米津玄師「POP SONG」、リズムのなかに埋め込まれた演じることへの関心 「感電」との対比から分析

 結果として、「POP SONG」のボーカルが刻むリズムはやや人工的というか、“つくりもの”のように感じられる。感情の表出とも、あるいは表現ともいいがたいごつごつしたグルーヴ感は、この声が放っているメッセージをどれだけ真に受けていいか――〈全部くだらねぇ〉と切り捨てるニヒリズムをどれだけ真に受けうるか――の判断を保留させる(そもそも歌というフィクションを真に受けるとはどういうことか、というのもややこしい問題ではあるのだが、そこはおいておく)。あえて棒読みしてみせることで、「これは演技です」と伝えるかのような、リズムのレトリックがはたらいている。「感電」のボーカルが、身体性のうちに感情移入する余地を豊かに残して楽曲の持つドラマに陰影を与えていることと、やはり対比したくなってくる。

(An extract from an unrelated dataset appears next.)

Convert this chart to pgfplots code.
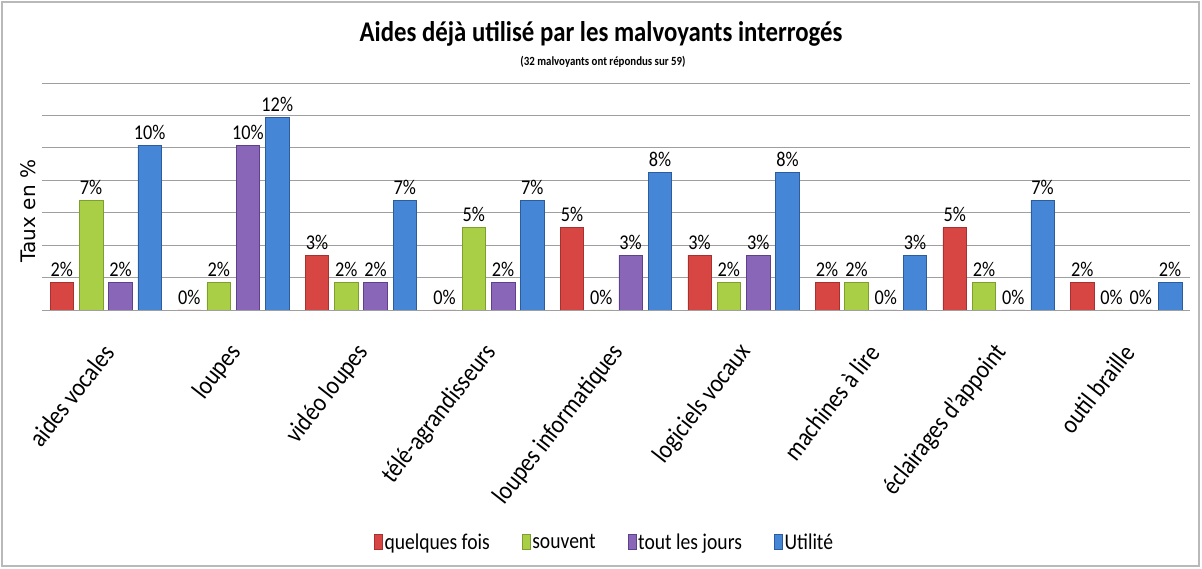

 最近の米津玄師をみていると、古典落語をしたじきにした「死神」であれ、演じること、キャラクターを纏い、キャラクターに身を委ねることそれ自体への関心が前景化しているように思える(「Flamingo」もそのように感じられる)。「POP SONG」ではそうした志向がリズムのなかに埋め込まれている……のかもしれない。まあ、それをもっとも雄弁に物語っているのは、本人も自ら設定に携わったというあの印象的な装いで闊達に画面中を動き回る米津玄師の姿だろうが。